The Garrison holds weekly horse racing meets, the big event being the Gold Cup held usually the first Saturday in March. Hockey, Netball and of course football (soccer) are really popular within the schools and many international tournaments are held on the island. Overall Barbados is a health conscious nation, just watch the beaches come alive around 4pm with the locals entering into their workout routines, running, walking, patter ball and of course swimming. That kind of setting beats the gym any day.

Barbados Cricket Team


Wherever you lay your hat, you will always hear music; whether Calypso, Soca, R&B or Reggae it's the soul of the island. Fantastic live music is in abundance, with talented local artists playing in venues across the island nightly.
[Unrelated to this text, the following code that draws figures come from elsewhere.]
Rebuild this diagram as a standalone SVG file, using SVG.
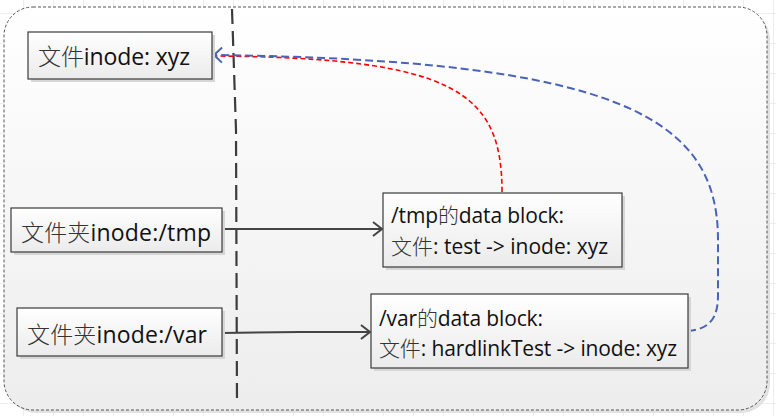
<svg xmlns="http://www.w3.org/2000/svg" width="776" height="416" viewBox="0 0 776 416">
<defs>
<linearGradient id="bg" x1="0" y1="0" x2="0" y2="1">
<stop offset="0" stop-color="#ffffff"/>
<stop offset="1" stop-color="#ededed"/>
</linearGradient>
<linearGradient id="box" x1="0" y1="0" x2="0" y2="1">
<stop offset="0" stop-color="#ffffff"/>
<stop offset="1" stop-color="#ebebeb"/>
</linearGradient>
<pattern id="grid" width="30" height="30" patternUnits="userSpaceOnUse" x="23" y="13">
<path d="M0,0 H30 M0,0 V30" fill="none" stroke="#dcdcdc" stroke-width="1"/>
</pattern>
<marker id="arr" markerWidth="12" markerHeight="16" refX="10" refY="8" orient="auto" markerUnits="userSpaceOnUse">
<path d="M1,1 L10,8 L1,15" fill="none" stroke="#444" stroke-width="2"/>
</marker>
<marker id="barr" markerWidth="12" markerHeight="18" refX="10" refY="9" orient="auto" markerUnits="userSpaceOnUse">
<path d="M2,1.5 L10,9 L2,16.5" fill="none" stroke="#4a63b8" stroke-width="2"/>
</marker>
</defs>
<style>
.node rect.b{fill:url(#box);stroke:#3a3a3a;stroke-width:1.2}
.node rect.s{fill:#d6d6d6}
.t{font-family:"Open Sans","Noto Sans CJK SC",sans-serif;fill:#111}
.cjk{font-family:"Noto Sans CJK SC",sans-serif;font-weight:300;fill:#333}
.big{font-size:23px}
.sm{font-size:21px}
.conn{fill:none}
</style>
<rect x="0" y="0" width="776" height="416" fill="#ffffff"/>
<rect x="0" y="0" width="776" height="416" fill="url(#grid)"/>
<g id="frame">
<rect x="7" y="10" width="763" height="403" rx="29" ry="29" fill="#e2e2e2"/>
<rect x="4" y="7" width="763" height="403" rx="29" ry="29" fill="url(#bg)" stroke="#555" stroke-width="1" stroke-dasharray="3,2"/>
</g>
<path id="divider" d="M232,9 L236,130 L237,405" fill="none" stroke="#3c3c3c" stroke-width="2.2" stroke-dasharray="15,7"/>
<g id="connectors">
<line class="conn" x1="222" y1="229" x2="382" y2="229" stroke="#444" stroke-width="2" marker-end="url(#arr)"/>
<path class="conn" d="M222,333 L300,332 L370,332" stroke="#444" stroke-width="2" marker-end="url(#arr)"/>
<path class="conn" d="M502,192 C502,92 455,58 216,56" stroke="#ff0000" stroke-width="1.6" stroke-dasharray="5,3"/>
<path class="conn" d="M688,331 C710,329 718,318 718,295 L718,240 C718,118 620,60 214,55" stroke="#4a63b8" stroke-width="2" stroke-dasharray="8,4" marker-end="url(#barr)"/>
</g>
<g id="node-file" class="node">
<rect class="s" x="31" y="35" width="184" height="47"/>
<rect class="b" x="28" y="32" width="184" height="47"/>
<text class="t big" x="38" y="65" textLength="152"><tspan class="cjk">文件</tspan>inode: xyz</text>
</g>
<g id="node-tmp" class="node">
<rect class="s" x="14" y="211" width="211" height="44"/>
<rect class="b" x="11" y="208" width="211" height="44"/>
<text class="t big" x="21" y="241" textLength="190"><tspan class="cjk">文件夹</tspan>inode:/tmp</text>
</g>
<g id="node-var" class="node">
<rect class="s" x="20" y="311" width="205" height="48"/>
<rect class="b" x="17" y="308" width="205" height="48"/>
<text class="t big" x="27" y="343" textLength="180"><tspan class="cjk">文件夹</tspan>inode:/var</text>
</g>
<g id="node-tmp-block" class="node">
<rect class="s" x="386" y="196" width="239" height="74"/>
<rect class="b" x="383" y="193" width="239" height="74"/>
<text class="t sm" x="391" y="223" textLength="173">/tmp<tspan class="cjk">的</tspan>data block:</text>
<text class="t sm" x="391" y="254" textLength="217"><tspan class="cjk">文件</tspan>: test -&gt; inode: xyz</text>
</g>
<g id="node-var-block" class="node">
<rect class="s" x="374" y="297" width="317" height="74"/>
<rect class="b" x="371" y="294" width="317" height="74"/>
<text class="t sm" x="379" y="326" textLength="164">/var<tspan class="cjk">的</tspan>data block:</text>
<text class="t sm" x="379" y="356" textLength="298"><tspan class="cjk">文件</tspan>: hardlinkTest -&gt; inode: xyz</text>
</g>
</svg>
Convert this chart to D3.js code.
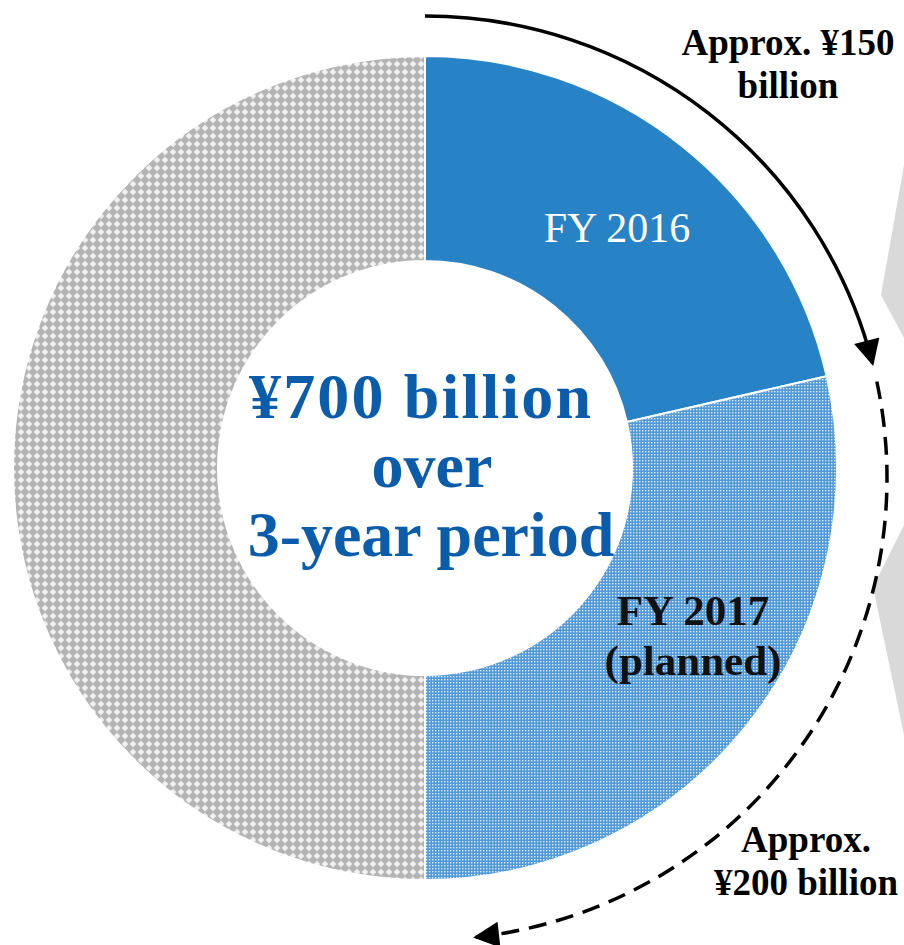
<!DOCTYPE html>
<html>
<head>
<meta charset="utf-8">
<script src="https://cdn.jsdelivr.net/npm/d3@7"></script>
<style>
  html, body { margin: 0; padding: 0; background: #fff; }
  svg { display: block; }
  text { font-family: "Liberation Serif", "Times New Roman", serif; }
</style>
</head>
<body>
<div id="chart"></div>
<script>
// data (¥ billion)
const categories = ["FY 2016", "FY 2017 (planned)", "Remaining"];
const values = [150, 200, 350];
const centerLines = ["¥700 billion", "over", "3-year period"];
const noteFirst = ["Approx. ¥150", "billion"];
const noteSecond = ["Approx.", "¥200 billion"];

const width = 904, height = 945;
const cx = 425, cy = 468;
const outerR = 412, innerR = 207;

const svg = d3.select("#chart").append("svg")
    .attr("width", width)
    .attr("height", height);

const defs = svg.append("defs");

// gray diamond pattern for the remaining part
const pGray = defs.append("pattern")
    .attr("id", "grayPat")
    .attr("patternUnits", "userSpaceOnUse")
    .attr("width", 8).attr("height", 8);
pGray.append("rect").attr("width", 8).attr("height", 8).attr("fill", "#b4b4b4");
pGray.append("path").attr("d", "M4 0.6 L7.4 4 L4 7.4 L0.6 4 Z").attr("fill", "#ececec");
pGray.append("rect").attr("x", 3.3).attr("y", 3.3).attr("width", 1.4).attr("height", 1.4).attr("fill", "#ffffff");

// fine blue dot pattern for FY 2017
const pBlue = defs.append("pattern")
    .attr("id", "bluePat")
    .attr("patternUnits", "userSpaceOnUse")
    .attr("width", 3).attr("height", 3);
pBlue.append("rect").attr("width", 3).attr("height", 3).attr("fill", "#5199d9");
pBlue.append("rect").attr("x", 1).attr("y", 1).attr("width", 1.4).attr("height", 1.4).attr("fill", "#dcebf8");

// arrowhead
defs.append("marker")
    .attr("id", "arrow")
    .attr("viewBox", "0 0 10 10")
    .attr("refX", 9).attr("refY", 5)
    .attr("markerUnits", "userSpaceOnUse")
    .attr("markerWidth", 27).attr("markerHeight", 26)
    .attr("orient", "auto")
  .append("path")
    .attr("d", "M0 0 L10 5 L0 10 Z")
    .attr("fill", "#000");

const fills = ["#2882c6", "url(#bluePat)", "url(#grayPat)"];

const pie = d3.pie().sort(null).value(d => d)(values);
const arc = d3.arc().innerRadius(innerR).outerRadius(outerR);

// gray chevrons clipped at the right edge
const chevrons = [
    [[904, 165], [881, 295], [904, 338]],
    [[904, 525], [873, 587], [904, 735]]
];
svg.append("g").selectAll("path")
    .data(chevrons)
    .join("path")
    .attr("d", d => d3.line()(d) + "Z")
    .attr("fill", "#d9d9d9");

const g = svg.append("g").attr("transform", `translate(${cx},${cy})`);

g.selectAll("path.slice")
    .data(pie)
    .join("path")
    .attr("class", "slice")
    .attr("d", arc)
    .attr("fill", (d, i) => fills[i])
    .attr("stroke", "#fff")
    .attr("stroke-width", 2);

// slice labels
g.append("text")
    .attr("x", 192).attr("y", -226)
    .attr("text-anchor", "middle")
    .attr("fill", "#fff")
    .attr("font-size", 42)
    .text(categories[0]);

const fy17 = categories[1].split(" (");
g.append("text")
    .attr("text-anchor", "middle")
    .attr("font-size", 43)
    .attr("font-weight", "bold")
    .attr("fill", "#111")
    .selectAll("tspan")
    .data([fy17[0], "(" + fy17[1]])
    .join("tspan")
    .attr("x", 268)
    .attr("y", (d, i) => 157 + i * 50)
    .text(d => d);

// center text
const ct = g.append("text")
    .attr("text-anchor", "middle")
    .attr("font-size", 64)
    .attr("font-weight", "bold")
    .attr("fill", "#0b5dab");
ct.selectAll("tspan")
    .data(centerLines)
    .join("tspan")
    .attr("x", (d, i) => i === 1 ? 7 : (i === 0 ? -5 : 6))
    .attr("y", (d, i) => -50 + i * 69)
    .text(d => d);
ct.select("tspan").attr("textLength", 342).attr("lengthAdjust", "spacing");

// arrows following the slices
const ax = cx, ay = cy + 10, ar = 462;
const deg = Math.PI / 180;
function arcPath(a0, a1) {
    const p = d3.path();
    p.arc(ax, ay, ar, a0 - Math.PI / 2, a1 - Math.PI / 2, false);
    return p.toString();
}
svg.append("path")
    .attr("d", arcPath(pie[0].startAngle, pie[0].endAngle - 1.5 * deg))
    .attr("fill", "none")
    .attr("stroke", "#000")
    .attr("stroke-width", 3.5)
    .attr("marker-end", "url(#arrow)");

svg.append("path")
    .attr("d", arcPath(pie[1].startAngle + 0.8 * deg, pie[1].endAngle - 6.3 * deg))
    .attr("fill", "none")
    .attr("stroke", "#000")
    .attr("stroke-width", 3.5)
    .attr("stroke-dasharray", "18 10")
    .attr("marker-end", "url(#arrow)");

// annotations
function note(lines, x, y0, gap) {
    svg.append("text")
        .attr("text-anchor", "middle")
        .attr("font-size", 37)
        .attr("font-weight", "bold")
        .attr("fill", "#000")
        .selectAll("tspan")
        .data(lines)
        .join("tspan")
        .attr("x", x)
        .attr("y", (d, i) => y0 + i * gap)
        .text(d => d);
}
note(noteFirst, 788, 55, 43);
note(noteSecond, 806, 852, 43);
</script>
</body>
</html>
The Barbados calendar is dictated by the many festivals it hosts. Kicking off with the International Jazz Festival in January, and the pinnacle of all festivals being the 2 week celebration of Crop-Over (carnival marking the end of the sugar cane harvest) starting in July, with the climax being Kadooment Day (first Monday in August). The streets come alive with a huge parade of colorful costumed revelers 'Jumping Up' to the blasting music. This is the highlight of the Bajan year for locals and visitors, so don't miss it., It's mind-blowing!
See the Events Calendar for a complete list of all the festivals.

Barbados Steel Band


Going to church on Sundays is still a major part of the week for a lot of Barbadians. Most people are of Anglican decent. Beautiful little churches are situated across the whole island. No one goes to church without wearing their Sunday best, lookout for the colorful hats on the ladies and the children in their best dresses and suits. You will also hear the vibrant gospel music through the open windows. Visitors are always embraced, and will create another lasting memory of this special Caribbean island.